## Direction:
Every line with the string "chart" should be gathered.

## Raw data:
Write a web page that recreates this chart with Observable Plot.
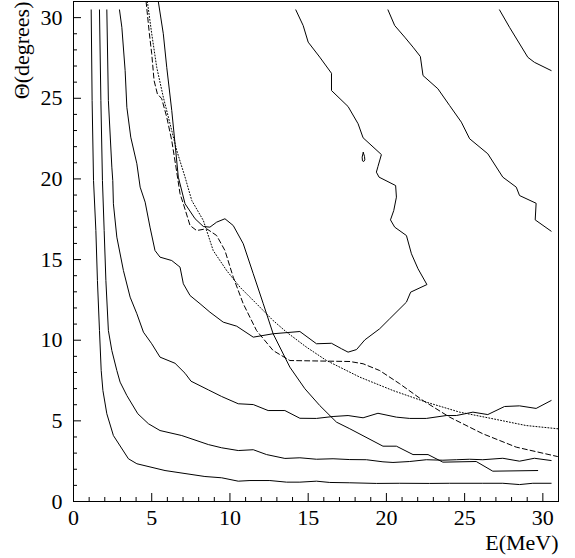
<!DOCTYPE html>
<html><head><meta charset="utf-8">
<script src="https://cdn.jsdelivr.net/npm/d3@7"></script>
<script src="https://cdn.jsdelivr.net/npm/@observablehq/plot@0.6"></script>
<style>body{margin:0;background:#fff}</style>
</head><body><div id="chart"></div>
<script>
// Tick labels / positions
const xMajor = [0,5,10,15,20,25,30];
const xMinor = [1,2,3,4,6,7,8,9,11,12,13,14,16,17,18,19,21,22,23,24,26,27,28,29];
const yMajor = [0,5,10,15,20,25,30];
const yMinor = [1,2,3,4,6,7,8,9,11,12,13,14,16,17,18,19,21,22,23,24,26,27,28,29];

// Contour levels (solid) as [E, Theta]
const c1 = [[1.13,30.48],[1.19,24.86],[1.28,19.90],[1.43,16.80],[1.53,13.70],[1.66,10.60],[1.77,8.12],[1.88,6.88],[2.13,5.44],[2.55,4.09],[3.51,2.65],[4.05,2.34],[5.85,1.92],[8.40,1.55],[9.47,1.47],[10.53,1.26],[11.28,1.30],[12.55,1.30],[13.62,1.20],[14.47,1.20],[15.53,1.26],[16.38,1.18],[17.66,1.16],[19.36,1.12],[20.85,1.13],[22.76,1.12],[24.04,1.13],[26.16,1.13],[27.44,1.13],[28.51,1.05],[29.36,1.13],[30.53,1.13]];
const c2 = [[1.66,30.48],[1.75,24.86],[1.85,19.90],[1.96,16.80],[2.07,13.70],[2.23,10.60],[2.45,9.36],[2.77,8.12],[2.98,7.40],[3.41,6.57],[4.11,5.44],[4.79,4.82],[5.53,4.40],[6.92,4.09],[8.62,3.53],[9.47,3.33],[10.53,3.16],[11.49,3.21],[12.34,2.91],[13.51,2.67],[14.47,2.71],[15.53,2.62],[16.59,2.65],[17.66,2.60],[18.72,2.59],[19.78,2.46],[20.42,2.42],[21.49,2.48],[22.55,2.59],[23.61,2.56],[24.47,2.59],[25.32,2.62],[26.16,2.59],[27.44,2.68],[28.51,2.50],[29.46,2.68],[30.53,2.54]];
const c3 = [[2.13,30.48],[2.23,24.86],[2.45,20.73],[2.51,19.90],[2.55,18.46],[2.77,16.39],[3.19,14.32],[3.62,12.67],[4.05,11.64],[4.47,10.50],[5.00,9.78],[5.53,8.95],[6.49,8.57],[7.13,7.95],[7.51,7.46],[8.62,6.92],[9.47,6.51],[10.53,6.06],[11.49,6.01],[12.44,5.64],[13.51,5.64],[14.47,5.16],[15.53,5.15],[16.59,5.27],[17.55,5.33],[18.51,5.19],[19.46,5.47],[20.64,5.23],[21.49,5.15],[22.55,5.15],[23.83,5.33],[24.47,5.33],[25.53,5.54],[26.48,5.39],[27.55,5.89],[28.51,5.93],[29.57,5.77],[30.53,6.26]];
const c4 = [[2.94,30.48],[3.09,29.40],[3.30,26.72],[3.41,24.44],[3.66,22.59],[4.05,20.94],[4.26,19.49],[4.58,18.56],[4.89,17.01],[5.21,15.56],[5.53,15.15],[6.28,14.94],[6.81,14.53],[7.02,13.50],[7.45,12.77],[8.09,12.26],[8.72,11.74],[9.57,11.12],[10.43,10.87],[11.49,10.19],[12.76,10.40],[14.47,10.54],[15.53,9.78],[16.49,9.81],[17.13,9.47],[17.55,9.26],[18.09,9.42],[18.62,10.02],[19.57,10.71],[20.21,11.33],[21.28,12.36],[21.55,12.98],[22.59,13.45],[22.02,14.43],[21.60,15.36],[21.28,16.49],[20.53,17.01],[20.26,17.46],[20.47,18.04],[20.64,18.87],[20.59,19.59],[19.53,20.11],[19.36,20.42],[19.46,20.77],[19.68,21.51],[18.51,22.55],[18.19,23.42],[17.55,24.49],[16.49,25.48],[16.49,26.55],[15.74,27.55],[15.00,28.48],[14.68,29.51],[14.21,30.48]];
const c4loop = [[18.52,21.64],[18.45,21.35],[18.47,21.12],[18.55,21.08],[18.62,21.18],[18.60,21.40],[18.52,21.64]];
const c5 = [[20.10,30.48],[20.53,29.51],[21.17,28.79],[21.70,28.17],[22.17,27.59],[22.34,26.41],[23.29,25.59],[24.04,24.55],[24.79,23.52],[25.32,22.49],[26.48,21.56],[27.44,20.11],[28.30,19.49],[28.51,18.97],[29.57,18.49],[29.51,17.46],[30.53,16.76]];
const c6 = [[27.23,30.48],[27.87,29.40],[29.04,27.54],[29.46,27.23],[30.53,26.72]];

// Comparison curves
const solidCurve = [[5.42,31.0],[5.74,29.0],[5.96,26.92],[6.28,24.24],[6.49,22.18],[6.70,20.11],[7.13,18.46],[7.77,17.53],[8.30,17.05],[8.72,17.01],[9.15,17.32],[9.68,17.53],[10.21,17.11],[10.85,15.98],[11.49,14.12],[12.13,12.26],[12.76,10.40],[13.83,8.33],[14.79,6.99],[15.74,5.95],[16.81,4.92],[17.66,4.51],[19.78,3.43],[20.64,3.43],[21.70,2.91],[22.66,2.91],[23.61,2.44],[25.74,2.48],[26.80,1.88],[29.67,1.92]];
const dashedCurve = [[4.64,31.0],[4.85,29.0],[5.00,27.76],[5.15,26.10],[5.36,25.28],[5.64,24.97],[5.96,23.83],[6.28,22.38],[6.55,20.73],[6.81,19.08],[7.02,18.46],[7.45,17.11],[7.87,16.80],[8.51,16.91],[9.15,16.49],[9.68,15.56],[10.21,13.91],[10.85,12.26],[11.70,10.60],[12.76,9.36],[13.83,8.74],[17.66,8.68],[18.51,8.54],[19.57,8.12],[20.85,7.30],[22.34,6.26],[24.04,5.23],[26.16,4.20],[28.30,3.37],[30.93,2.79]];
const dottedCurve = [[4.72,31.0],[5.00,29.0],[5.32,26.92],[5.74,25.07],[6.17,23.42],[6.60,21.76],[7.13,20.11],[7.56,18.66],[8.30,17.42],[8.93,15.56],[9.79,14.32],[10.64,13.29],[11.70,12.26],[12.76,11.22],[13.62,10.50],[14.89,9.57],[16.17,8.74],[18.30,7.71],[20.42,6.88],[22.55,6.16],[24.68,5.54],[26.80,5.13],[28.93,4.71],[30.95,4.51]];

const ln = (data, extra = {}) => Plot.line(data, {x: d => d[0], y: d => d[1], stroke: "black", strokeWidth: 1, clip: true, ...extra});

const chart = Plot.plot({
  width: 575, height: 558,
  marginLeft: 73, marginRight: 17, marginTop: 1, marginBottom: 57,
  style: {fontFamily: "Liberation Serif", fontSize: "22px", background: "white", color: "black"},
  x: {domain: [0, 31]},
  y: {domain: [0, 31]},
  marks: [
    ln(c1), ln(c2), ln(c3), ln(c4), ln(c4loop), ln(c5), ln(c6),
    ln(solidCurve),
    ln(dashedCurve, {strokeDasharray: "5,3"}),
    ln(dottedCurve, {strokeDasharray: "1,2"}),
    Plot.frame({stroke: "black", strokeWidth: 1}),
    Plot.tickX(xMinor, {x: d => d, insetTop: 496, stroke: "black"}),
    Plot.tickX(xMajor, {x: d => d, insetTop: 492, stroke: "black"}),
    Plot.tickY(yMinor, {y: d => d, insetRight: 481, stroke: "black"}),
    Plot.tickY(yMajor, {y: d => d, insetRight: 477, stroke: "black"}),
    Plot.axisX({ticks: xMajor, tickSize: 0, tickPadding: 8, label: null}),
    Plot.axisY({ticks: yMajor, tickSize: 0, tickPadding: 11, label: null}),
    Plot.text(["E(MeV)"], {text: d => d, frameAnchor: "bottom-right", textAnchor: "end", lineAnchor: "middle", dy: 41.5}),
    Plot.text(["Θ(degrees)"], {text: d => d, frameAnchor: "top-left", rotate: -90, textAnchor: "end", lineAnchor: "middle", dx: -52})
  ]
});
document.getElementById("chart").appendChild(chart);
</script>
</body></html>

## Reply:
Write a web page that recreates this chart with Observable Plot.
</head><body><div id="chart"></div>
const chart = Plot.plot({
document.getElementById("chart").appendChild(chart);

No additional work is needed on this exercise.